Human Rights Watch could last confirm Pakistan’s execution of an alleged child offender on June 13, 2006, when Peshawar authorities hanged Mutabar Khan. A trial court in Swabi had sentenced Khan to death on October 6, 1998 for the alleged murder of five people in April 1996. During his appeal, Khan provided the court with a school-leaving certificate to support his claim that he was 16 at the time of the killings, and contended that authorities knew he was a child because they held him in the juvenile wing of the Peshawar Central Prison for two years. Since Khan’s execution, only four other countries are known to have executed people for crimes committed as children: Iran, Saudi Arabia, Sudan, and Yemen.

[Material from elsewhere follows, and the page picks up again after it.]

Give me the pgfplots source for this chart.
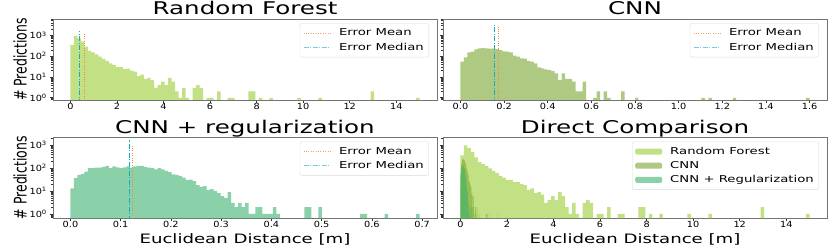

Human Rights Watch opposes the death penalty in all circumstances as an inherently irreversible, inhumane punishment. Human rights law requires adherence to the right to a fair trial and limits the death penalty to “the most serious crimes,” typically crimes resulting in death or grievous bodily harm. Pakistan should join with the many countries already committed to the UN General Assembly’s December 18, 2007 resolution calling for a moratorium on executions and a move by UN member countries toward abolition of the death penalty.

joint report issued in December by Justice Project Pakistan and Reprieve concluded that the high number of people on death row for terrorism-related convictions reflects an “overuse” of anti-terrorism laws by Pakistan’s security forces and judiciary. The report states that “instead of being reserved for the most serious cases of recognisable acts of terror, the anti-terror legislation is in fact being used to try ordinary criminal cases, either in a deliberate attempt to evade the procedural safeguards guaranteed by ordinary courts or due to the vague and overly broad definitions of ‘terrorism’ in the legislation.”

Pakistan’s interior minister, Chaudry Nisar Ali Khan, announced on December 21 that the government intends to execute about 500 prisoners on death row in the next two to three weeks. Nasir sought to justify the mass executions as a recognition that Pakistan is in “a state of war” and necessary to “avenge to avenge the victims of the Peshawar attack.”

As part of that effort, Prime Minister Nawaz Sharif instructed the attorney general to seek to overturn judicial stay orders on executions of prisoners convicted of terrorism-related offenses. Sharif described that move as part of a policy of “no mercy for those who have killed our children, citizens and soldiers.” That same day, Sharif said that he would extend ongoing military offensives in remote North Waziristan and Federally Administered Tribal Areas (FATA) to alleged militants “hiding in our cities and villages.”

“Pakistan’s president should immediately use his power to suspend and commute Shafqat Hussein’s execution,” Kine said. “Pakistan’s government does a disservice to the child victims of the Peshawar attack by rejoining the odious short-list of countries that permit the barbarous practice of executing child offenders.”